* [RECORDS FOR THE EXERCISE]
-- start --
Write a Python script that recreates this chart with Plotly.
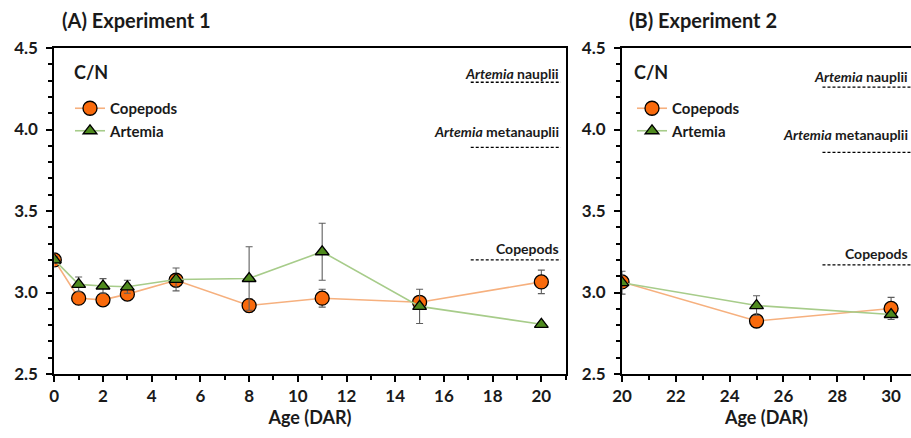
import plotly.graph_objects as go

# ---------------- data ----------------
# Experiment 1
age1 = [0, 1, 2, 3, 5, 8, 11, 15, 20]
cop1 = [3.20, 2.965, 2.955, 2.99, 3.075, 2.92, 2.965, 2.94, 3.065]
cop1_err = [0.0, 0.02, 0.02, 0.02, 0.03, 0.04, 0.055, 0.02, 0.072]
art1 = [3.20, 3.05, 3.04, 3.035, 3.08, 3.086, 3.25, 2.915, 2.805]
art1_err = [0.02, 0.045, 0.045, 0.04, 0.07, 0.195, 0.175, 0.105, 0.01]

# Experiment 2
age2 = [20, 25, 30]
cop2 = [3.065, 2.825, 2.902]
cop2_err = [0.02, 0.02, 0.068]
art2 = [3.06, 2.92, 2.865]
art2_err = [0.07, 0.06, 0.01]

# Reference C/N levels of the prey (dashed lines)
ref_names = ["<i>Artemia</i> nauplii", "<i>Artemia</i> metanauplii", "Copepods"]
ref1 = [4.29, 3.89, 3.20]
ref2 = [4.26, 3.86, 3.17]
ref1_span = [17.1, 20.8]
ref2_span = [27.45, 31.0]

# ---------------- style ----------------
FONT = "Lato"
COP_FILL = "#F96A0C"
COP_LINE = "#F6B07E"
ART_FILL = "#4F8A1E"
ART_LINE = "#A7CC8A"
ERR_COL = "#5E5E5E"
TXT = "#1a1a1a"

fig = go.Figure()


def add_series(x, y, err, name, xa, ya, fill, line, symbol, size, legend, show):
    fig.add_trace(go.Scatter(
        x=x, y=y, name=name, mode="lines+markers",
        xaxis=xa, yaxis=ya, legend=legend, showlegend=show,
        line=dict(color=line, width=1.6),
        marker=dict(symbol=symbol, size=size, color=fill,
                    line=dict(color="black", width=1.3)),
        error_y=dict(type="data", array=err, visible=True,
                     color=ERR_COL, thickness=1.1, width=3.5),
    ))


add_series(age1, cop1, cop1_err, "Copepods", "x", "y", COP_FILL, COP_LINE, "circle", 14, "legend", True)
add_series(age1, art1, art1_err, "Artemia", "x", "y", ART_FILL, ART_LINE, "triangle-up", 12, "legend", True)
add_series(age2, cop2, cop2_err, "Copepods", "x2", "y2", COP_FILL, COP_LINE, "circle", 14, "legend2", True)
add_series(age2, art2, art2_err, "Artemia", "x2", "y2", ART_FILL, ART_LINE, "triangle-up", 12, "legend2", True)

shapes = []
annotations = []
gaps = [9, 16, 11]
gaps2 = [11, 18, 11]
for name, v, g in zip(ref_names, ref1, gaps):
    shapes.append(dict(type="line", xref="x", yref="y", x0=ref1_span[0], x1=ref1_span[1],
                       y0=v, y1=v, line=dict(color="black", width=1.3, dash="3px,2px")))
    annotations.append(dict(xref="x", yref="y", x=ref1_span[1], y=v, yshift=g,
                            xanchor="right", yanchor="middle", showarrow=False, text=name,
                            font=dict(family=FONT, size=14, color=TXT, weight="bold")))
for name, v, g in zip(ref_names, ref2, gaps2):
    shapes.append(dict(type="line", xref="x2", yref="y2", x0=ref2_span[0], x1=ref2_span[1],
                       y0=v, y1=v, line=dict(color="black", width=1.3, dash="3px,2px")))
    annotations.append(dict(xref="x2", yref="y2", x=30.7, y=v, yshift=g,
                            xanchor="right", yanchor="middle", showarrow=False, text=name,
                            font=dict(family=FONT, size=14, color=TXT, weight="bold")))

# panel titles and C/N labels
annotations += [
    dict(xref="paper", yref="paper", x=60 / 911, y=1 - 20 / 438, xanchor="left", yanchor="middle",
         text="(A) Experiment 1", showarrow=False,
         font=dict(family=FONT, size=20, color=TXT, weight="bold")),
    dict(xref="paper", yref="paper", x=627 / 911, y=1 - 20 / 438, xanchor="left", yanchor="middle",
         text="(B) Experiment 2", showarrow=False,
         font=dict(family=FONT, size=20, color=TXT, weight="bold")),
    dict(xref="paper", yref="paper", x=72 / 911, y=1 - 72 / 438, xanchor="left", yanchor="middle",
         text="C/N", showarrow=False, font=dict(family=FONT, size=18, color=TXT, weight="bold")),
    dict(xref="paper", yref="paper", x=632 / 911, y=1 - 72 / 438, xanchor="left", yanchor="middle",
         text="C/N", showarrow=False, font=dict(family=FONT, size=18, color=TXT, weight="bold")),
]

tickfont = dict(family=FONT, size=17, color=TXT, weight="bold")
titlefont = dict(family=FONT, size=18, color=TXT, weight="bold")

common_x = dict(showgrid=False, zeroline=False, showline=True, linecolor="black", linewidth=2,
                mirror=True, ticks="outside", ticklen=6, tickwidth=1.5, tickcolor="black",
                dtick=2, tickfont=tickfont, ticklabelstandoff=0, automargin=False,
                minor=dict(ticks="outside", ticklen=4, tickwidth=1.5, tickcolor="black", dtick=1),
                title=dict(text="Age (DAR)", font=titlefont, standoff=6))
common_y = dict(showgrid=False, zeroline=False, showline=True, linecolor="black", linewidth=2,
                mirror=True, ticks="outside", ticklen=6, tickwidth=1.5, tickcolor="black",
                range=[2.5, 4.5], dtick=0.5, tickformat=".1f", tickfont=tickfont,
                ticklabelstandoff=5, automargin=False,
                minor=dict(ticks="outside", ticklen=4, tickwidth=1.5, tickcolor="black", dtick=0.1))

ydom = [(438 - 374) / 438, (438 - 48) / 438]

fig.update_layout(
    template="none",
    width=911, height=438,
    margin=dict(l=0, r=0, t=0, b=0, pad=0),
    paper_bgcolor="white", plot_bgcolor="white",
    font=dict(family=FONT, color=TXT),
    xaxis=dict(common_x, domain=[54.3 / 911, 565.7 / 911], range=[0, 21], anchor="y"),
    yaxis=dict(common_y, domain=ydom, anchor="x"),
    xaxis2=dict(common_x, domain=[622 / 911, 1.0], range=[20, 30.74], anchor="y2"),
    yaxis2=dict(common_y, domain=ydom, anchor="x2"),
    legend=dict(x=70 / 911, y=1 - 92 / 438, xanchor="left", yanchor="top",
                bgcolor="rgba(0,0,0,0)", borderwidth=0, itemwidth=30,
                font=dict(family=FONT, size=15, color=TXT, weight="bold"),
                tracegroupgap=0),
    legend2=dict(x=632 / 911, y=1 - 92 / 438, xanchor="left", yanchor="top",
                 bgcolor="rgba(0,0,0,0)", borderwidth=0, itemwidth=30,
                 font=dict(family=FONT, size=15, color=TXT, weight="bold"),
                 tracegroupgap=0),
    shapes=shapes,
    annotations=annotations,
)

fig.write_html("out.html")
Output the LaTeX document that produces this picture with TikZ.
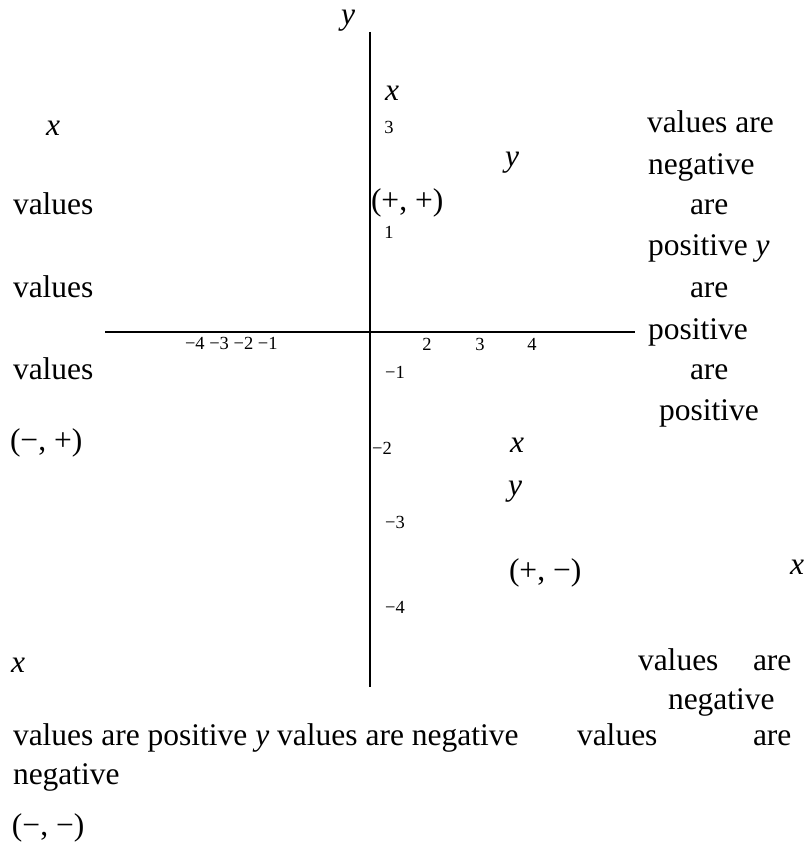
\documentclass[tikz,border=0pt]{standalone}
\usepackage{fontspec}
\setmainfont{Liberation Serif}
\begin{document}
\begin{tikzpicture}[x=1pt,y=-1pt,
  lbl/.style={inner sep=0pt,outer sep=0pt,font=\fontsize{31.5}{38}\selectfont},
  var/.style={lbl,font=\fontsize{31.5}{38}\selectfont\itshape},
  tick/.style={inner sep=0pt,outer sep=0pt,font=\fontsize{18.5}{22}\selectfont},
  axis/.style={line width=2.8pt}]
\useasboundingbox (0,0) rectangle (807,848);
% axes
\coordinate (vtop) at (370,32);
\coordinate (vbot) at (370,687);
\coordinate (hl) at (105,332);
\coordinate (hr) at (635,332);
\draw[axis] (vtop) -- (vbot);
\draw[axis] (hl) -- (hr);
% axis letters and small labels
\node[var] (ytop) at (348,21) {y};
\node[var] (xq1) at (392,93) {x};
\node[tick] (t3) at (389,127) {3};
\node[lbl,anchor=west] (pp) at (371,203) {(+, +)};
\node[tick] (t1) at (389,232) {1};
\node[var] (yq1) at (512,163) {y};
\node[tick,anchor=west] (tneg) at (185,343) {−4 −3 −2 −1};
\node[tick] (tx2) at (427,344) {2};
\node[tick] (tx3) at (480,344) {3};
\node[tick] (tx4) at (532,344) {4};
\node[tick] (ty1) at (395,372) {−1};
\node[tick] (ty2) at (382,448) {−2};
\node[tick] (ty3) at (395,522) {−3};
\node[tick] (ty4) at (395,607) {−4};
% right column
\node[lbl,anchor=base west] (r1) at (647,132) {values are};
\node[lbl,anchor=base west] (r2) at (648,174) {negative};
\node[lbl,anchor=base west] (r3) at (690,214) {are};
\node[lbl,anchor=base west] (r4) at (648,255) {positive \textit{y}};
\node[lbl,anchor=base west] (r5) at (690,297) {are};
\node[lbl,anchor=base west] (r6) at (648,339) {positive};
\node[lbl,anchor=base west] (r7) at (690,379) {are};
\node[lbl,anchor=base west] (r8) at (659,420) {positive};
% left column
\node[var] (xl) at (53,128) {x};
\node[lbl,anchor=base west] (l1) at (13,214) {values};
\node[lbl,anchor=base west] (l2) at (13,297) {values};
\node[lbl,anchor=base west] (l3) at (13,379) {values};
\node[lbl,anchor=west] (mp) at (10,443) {(−, +)};
% fourth quadrant
\node[var] (xq4) at (517,445) {x};
\node[var] (yq4) at (515,492) {y};
\node[lbl,anchor=west] (pm) at (509,573) {(+, −)};
\node[var] (xfar) at (797,567) {x};
% bottom
\node[var] (xb) at (18,665) {x};
\node[lbl,anchor=base west] (b1a) at (638,670) {values};
\node[lbl,anchor=base west] (b1b) at (753,670) {are};
\node[lbl,anchor=base west] (b2) at (668,709) {negative};
\node[lbl,anchor=base west] (b3) at (13,745) {values are positive \textit{y} values are negative};
\node[lbl,anchor=base west] (b3a) at (577,745) {values};
\node[lbl,anchor=base west] (b3b) at (753,745) {are};
\node[lbl,anchor=base west] (b4) at (13,784) {negative};
\node[lbl,anchor=west] (mm) at (12,828) {(−, −)};
\end{tikzpicture}
\end{document}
-- end --
* [YOUR INSTRUCTIONS]
Exactly and only the lines from the top of the records down to the line containing "ref2_span = [27.45, 31.0]" should be transcribed, please, without the pictures.

* [TASK ANSWER]
Write a Python script that recreates this chart with Plotly.
import plotly.graph_objects as go

# ---------------- data ----------------
# Experiment 1
age1 = [0, 1, 2, 3, 5, 8, 11, 15, 20]
cop1 = [3.20, 2.965, 2.955, 2.99, 3.075, 2.92, 2.965, 2.94, 3.065]
cop1_err = [0.0, 0.02, 0.02, 0.02, 0.03, 0.04, 0.055, 0.02, 0.072]
art1 = [3.20, 3.05, 3.04, 3.035, 3.08, 3.086, 3.25, 2.915, 2.805]
art1_err = [0.02, 0.045, 0.045, 0.04, 0.07, 0.195, 0.175, 0.105, 0.01]

# Experiment 2
age2 = [20, 25, 30]
cop2 = [3.065, 2.825, 2.902]
cop2_err = [0.02, 0.02, 0.068]
art2 = [3.06, 2.92, 2.865]
art2_err = [0.07, 0.06, 0.01]

# Reference C/N levels of the prey (dashed lines)
ref_names = ["<i>Artemia</i> nauplii", "<i>Artemia</i> metanauplii", "Copepods"]
ref1 = [4.29, 3.89, 3.20]
ref2 = [4.26, 3.86, 3.17]
ref1_span = [17.1, 20.8]
ref2_span = [27.45, 31.0]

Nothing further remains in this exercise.